Chapter 5 Recovering From Power Loss

This chapter describes different power loss scenarios and the steps you take to return the system to normal operation. The topics in this chapter are listed below.

Maintaining Sun Cluster configurations includes handling failures such as power loss. A power loss can shut down an entire Sun Cluster configuration, or one or more components within a configuration. Sun Cluster nodes behave differently depending on which components lose power. The following sections describe typical scenarios and expected behavior.

5.1 Recovering From Total Power Loss

In Sun Cluster configurations with a single power source, a power failure takes down all Sun Cluster nodes along with their multihost disk expansion units. When all nodes lose power, the entire configuration fails.
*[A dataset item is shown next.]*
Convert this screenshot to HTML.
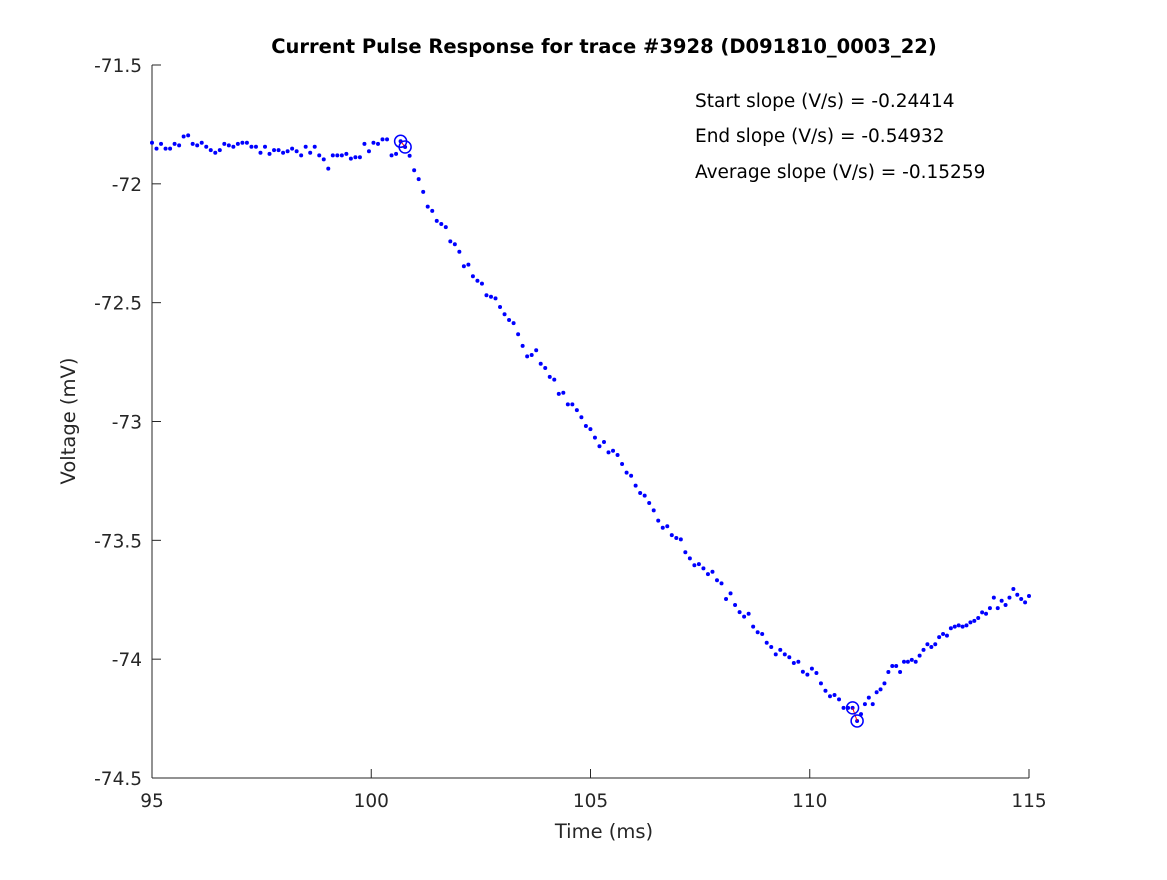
<!DOCTYPE html>
<html><head><meta charset="utf-8"><style>
body{margin:0;background:#fff;}
svg text{font-family:"DejaVu Sans","Liberation Sans",sans-serif;fill:#262626;}
</style></head><body>
<svg id="chart" width="1167" height="875" xmlns="http://www.w3.org/2000/svg">
<rect width="1167" height="875" fill="#fff"/>
<text x="604" y="53" text-anchor="middle" font-size="19.5" font-weight="bold" style="fill:#000">Current Pulse Response for trace #3928 (D091810_0003_22)</text>
<g id="axes"></g>
<g id="marks"></g>
<text x="695" y="107" font-size="18.5" style="fill:#000">Start slope (V/s) = -0.24414</text>
<text x="695" y="142" font-size="18.5" style="fill:#000">End slope (V/s) = -0.54932</text>
<text x="695" y="178" font-size="18.5" style="fill:#000">Average slope (V/s) = -0.15259</text>
<text x="604" y="838" text-anchor="middle" font-size="19.5">Time (ms)</text>
<text transform="translate(75,421) rotate(-90)" text-anchor="middle" font-size="19.5">Voltage (mV)</text>
</svg>
<script>
const xTicks = [95, 100, 105, 110, 115];
const yTicks = [-71.5, -72, -72.5, -73, -73.5, -74, -74.5];
const anchorIdx = [0, 156, 200];
const anchorTime = [95, 111.08, 115];
const voltage = [
-71.827,-71.852,-71.832,-71.852,-71.852,-71.832,-71.838,-71.801,-71.796,-71.832,
-71.838,-71.827,-71.844,-71.858,-71.869,-71.858,-71.832,-71.838,-71.844,-71.832,
-71.827,-71.827,-71.844,-71.844,-71.869,-71.844,-71.874,-71.858,-71.858,-71.869,
-71.863,-71.852,-71.863,-71.880,-71.844,-71.869,-71.844,-71.880,-71.897,-71.936,
-71.880,-71.880,-71.880,-71.874,-71.894,-71.888,-71.888,-71.832,-71.863,-71.827,
-71.832,-71.813,-71.813,-71.880,-71.874,-71.821,-71.845,
-71.882,-71.943,-71.980,-72.034,-72.096,-72.114,-72.156,-72.169,-72.182,-72.242,
-72.254,-72.286,-72.347,-72.340,-72.389,-72.408,-72.420,-72.469,-72.475,-72.482,
-72.518,-72.549,-72.573,-72.586,-72.633,-72.682,-72.726,-72.720,-72.700,-72.757,
-72.775,-72.812,-72.824,-72.884,-72.879,-72.928,-72.928,-72.952,-72.982,-73.019,
-73.032,-73.068,-73.104,-73.086,-73.130,-73.123,-73.141,-73.179,-73.215,-73.228,
-73.270,-73.301,-73.312,-73.343,-73.374,-73.417,-73.447,-73.441,-73.478,-73.490,
-73.496,-73.550,-73.576,-73.605,-73.600,-73.618,-73.642,-73.632,-73.668,-73.681,
-73.747,-73.723,-73.772,-73.802,-73.821,-73.809,-73.863,-73.887,-73.894,-73.931,
-73.949,-73.980,-73.961,-73.980,-73.992,-74.016,-74.011,-74.053,-74.065,-74.040,
-74.058,-74.102,-74.133,-74.156,-74.151,-74.169,-74.205,-74.205,-74.205,-74.260,
-74.231,-74.189,-74.162,-74.189,-74.139,-74.127,-74.102,-74.054,-74.029,-74.029,
-74.054,-74.011,-74.011,-74.003,-74.011,-73.985,-73.961,-73.937,-73.949,-73.937,
-73.907,-73.894,-73.901,-73.870,-73.863,-73.858,-73.863,-73.858,-73.845,-73.839,
-73.827,-73.803,-73.809,-73.785,-73.741,-73.785,-73.754,-73.772,-73.741,-73.705,
-73.729,-73.747,-73.761,-73.734
];
const markerIdx = [55, 56, 155, 156];

const X0=152, X1=1029, Y0=65, Y1=778;
const xMin=95, xMax=115, yMax=-71.5, yMin=-74.5;
function sx(t){return X0+(t-xMin)/(xMax-xMin)*(X1-X0);}
function sy(v){return Y0+(yMax-v)/(yMax-yMin)*(Y1-Y0);}
function timeOf(i){
  for(let k=0;k<anchorIdx.length-1;k++){
    if(i<=anchorIdx[k+1]){
      const f=(i-anchorIdx[k])/(anchorIdx[k+1]-anchorIdx[k]);
      return anchorTime[k]+f*(anchorTime[k+1]-anchorTime[k]);
    }
  }
  return anchorTime[anchorTime.length-1];
}
const NS="http://www.w3.org/2000/svg";
function mk(tag,attrs,parent){const e=document.createElementNS(NS,tag);for(const k in attrs)e.setAttribute(k,attrs[k]);parent.appendChild(e);return e;}
const axes=document.getElementById('axes');
const marks=document.getElementById('marks');

let ax=mk('line',{x1:X0,y1:Y0,x2:X0,y2:Y1,stroke:'#262626','stroke-width':1},axes);


let bx=mk('line',{x1:X0,y1:Y1,x2:X1,y2:Y1,stroke:'#262626','stroke-width':1},axes);



xTicks.forEach(t=>{
  const x=sx(t);
  const l=mk('line',{x1:x,y1:Y1,x2:x,y2:Y1-9,stroke:'#262626'},axes);
  
  
  const tx=mk('text',{x:x,y:Y1+29,'text-anchor':'middle','font-size':18.5},axes);
  tx.textContent=String(t);
  
  
});
yTicks.forEach(v=>{
  const y=sy(v);
  const l=mk('line',{x1:X0,y1:y,x2:X0+9,y2:y,stroke:'#262626'},axes);
  
  
  const tx=mk('text',{x:X0-10,y:y+7,'text-anchor':'end','font-size':18.5},axes);
  tx.textContent=String(v);
  
  
});

voltage.forEach((v,i)=>{
  const c=mk('circle',{cx:sx(timeOf(i)),cy:sy(v),r:2,fill:'#0000ff'},marks);
  
  
});
for(let k=0;k<markerIdx.length;k+=2){
  const a=markerIdx[k], b=markerIdx[k+1];
  const ln=mk('line',{x1:sx(timeOf(a)),y1:sy(voltage[a]),x2:sx(timeOf(b)),y2:sy(voltage[b]),stroke:'#ff0000','stroke-width':1},marks);
  
  
}
markerIdx.forEach(i=>{
  const c=mk('circle',{cx:sx(timeOf(i)),cy:sy(voltage[i]),r:6,fill:'none',stroke:'#0000ff','stroke-width':1.5},marks);
  
  
});
</script>
</body></html>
In a total-failure scenario, there are two ways in which the cluster hardware might come back up.

A Sun Cluster node reboots before the Terminal Concentrator.
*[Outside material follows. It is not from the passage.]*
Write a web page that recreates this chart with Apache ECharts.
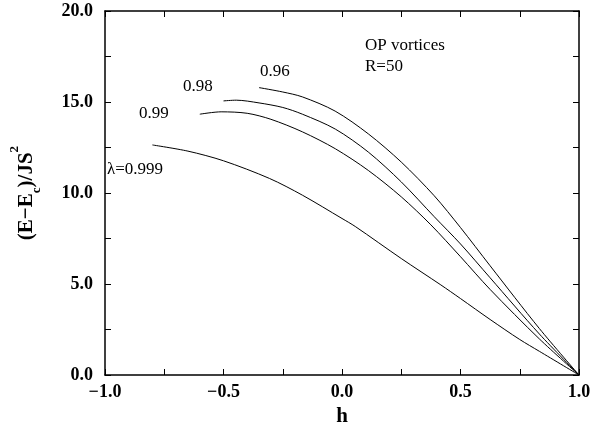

Any errors reported when the node is rebooting are stored in the /var/adm/messages file or the error log pointed to in the /etc/syslog.conf file.
A Sun Cluster node reboots before the multihost disk expansion unit.

The associated disks will not be accessible. One or more nodes must be rebooted after the multihost disk expansion unit comes up.
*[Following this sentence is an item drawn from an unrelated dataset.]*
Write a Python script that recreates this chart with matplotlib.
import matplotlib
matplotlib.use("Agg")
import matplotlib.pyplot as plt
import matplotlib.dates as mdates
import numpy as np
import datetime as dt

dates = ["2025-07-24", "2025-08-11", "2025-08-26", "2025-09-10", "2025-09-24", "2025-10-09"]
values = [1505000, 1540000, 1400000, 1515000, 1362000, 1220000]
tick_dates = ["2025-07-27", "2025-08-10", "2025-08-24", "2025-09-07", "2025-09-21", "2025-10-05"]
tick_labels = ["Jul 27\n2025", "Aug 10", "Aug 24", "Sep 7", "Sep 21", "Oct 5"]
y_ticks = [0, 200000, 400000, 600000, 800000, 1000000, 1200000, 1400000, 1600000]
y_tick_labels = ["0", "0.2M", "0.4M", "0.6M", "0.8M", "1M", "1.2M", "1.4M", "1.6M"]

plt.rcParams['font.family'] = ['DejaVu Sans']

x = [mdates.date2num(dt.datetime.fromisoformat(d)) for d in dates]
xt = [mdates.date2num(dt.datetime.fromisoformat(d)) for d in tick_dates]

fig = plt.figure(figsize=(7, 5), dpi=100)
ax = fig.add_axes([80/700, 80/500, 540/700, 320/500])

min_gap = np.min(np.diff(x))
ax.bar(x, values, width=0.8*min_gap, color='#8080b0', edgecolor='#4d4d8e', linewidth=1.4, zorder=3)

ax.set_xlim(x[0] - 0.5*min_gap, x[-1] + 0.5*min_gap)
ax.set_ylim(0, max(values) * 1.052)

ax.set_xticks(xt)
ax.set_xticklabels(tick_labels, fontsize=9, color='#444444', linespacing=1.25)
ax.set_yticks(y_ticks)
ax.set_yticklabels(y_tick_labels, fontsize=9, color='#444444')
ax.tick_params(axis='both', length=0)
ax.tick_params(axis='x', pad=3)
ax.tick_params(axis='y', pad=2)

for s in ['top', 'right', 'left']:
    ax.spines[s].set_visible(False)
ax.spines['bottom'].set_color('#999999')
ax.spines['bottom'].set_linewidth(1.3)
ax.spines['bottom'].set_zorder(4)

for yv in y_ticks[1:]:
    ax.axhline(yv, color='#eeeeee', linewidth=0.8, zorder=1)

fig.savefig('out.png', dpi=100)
Once the nodes are up, run the hastat(1M) command and use your volume management software to search for errors that occurred due to the power outage.

5.2 Recovering From Partial Power Loss

If the Sun Cluster nodes and the multihost disk expansion units have separate power sources, a failure can take down one or more components. Several scenarios can occur. The most likely cases are:

The power to one Sun Cluster node fails, taking down only the node.
The power to one multihost disk expansion unit fails, taking down only the expansion unit.
The power to one Sun Cluster node fails, taking down at least one multihost disk expansion unit.
The power to one Sun Cluster node fails, taking down the node, at least one multihost disk expansion unit, and the Terminal Concentrator.

5.2.1 Failure of One Node

If separate power sources are used on the nodes and the multihost disk expansion units, and you lose power to only one of the nodes, the other node detects the failure and initiates a takeover.

When power is restored to the node that failed, it reboots. You must rejoin the cluster by using the scadmin startnode command. Then perform a manual switchover by using the haswitch(1M) command to restore the default logical host ownership.

5.2.2 Failure of a Multihost Disk Expansion Unit

If you lose power to one of the multihost disk expansion units, your volume management software detects errors on the affected disks and takes action to put them into an error state. Disk mirroring masks this failure from the Sun Cluster fault monitoring. No switchover or takeover occurs.

When power is returned to the multihost disk expansion unit, perform the procedure documented in Chapter 11, Administering SPARCstorage Arrays, or Chapter 12, Administering Sun StorEdge MultiPacks and Sun StorEdge D1000s.

5.2.3 Failure of One Server and One Multihost Disk Expansion Unit

If power is lost to one of the Sun Cluster nodes and one multihost disk expansion unit, a secondary node immediately initiates a takeover.

After the power is restored, you must reboot the node, rejoin the node to the configuration by using the scadmin startnode command, and then begin monitoring activity. If manual switchover is configured, use the haswitch(1M) command to manually return ownership of the diskset to the node that had lost power. Refer to "4.3 Switching Over Logical Hosts", for more information.

After the diskset ownership has been returned to the default master, any multihost disks that reported errors must be returned to service. Use the instructions provided in the chapters on your disk expansion unit to return the multihost disks to service.

Note -

The node might reboot before the multihost disk expansion unit. Therefore, the associated disks will not be accessible. Reboot the node after the multihost disk expansion unit comes up.

5.3 Powering On the System

Applying power to system cabinets, nodes, and boot disks varies, depending on the type of cabinet being used, and the manner in which the nodes receive AC power.

For disk arrays that do not receive AC power from an independent power source, AC power is applied when the system cabinet is powered on.

For specific power-on procedures for Sun StorEdge MultiPacks, refer to the Sun StorEdge MultiPack Service Manual.

The Terminal Concentrator that receives AC power from the system cabinet is turned on when power is applied to the cabinet. Otherwise, the Terminal Concentrator must be powered on independently.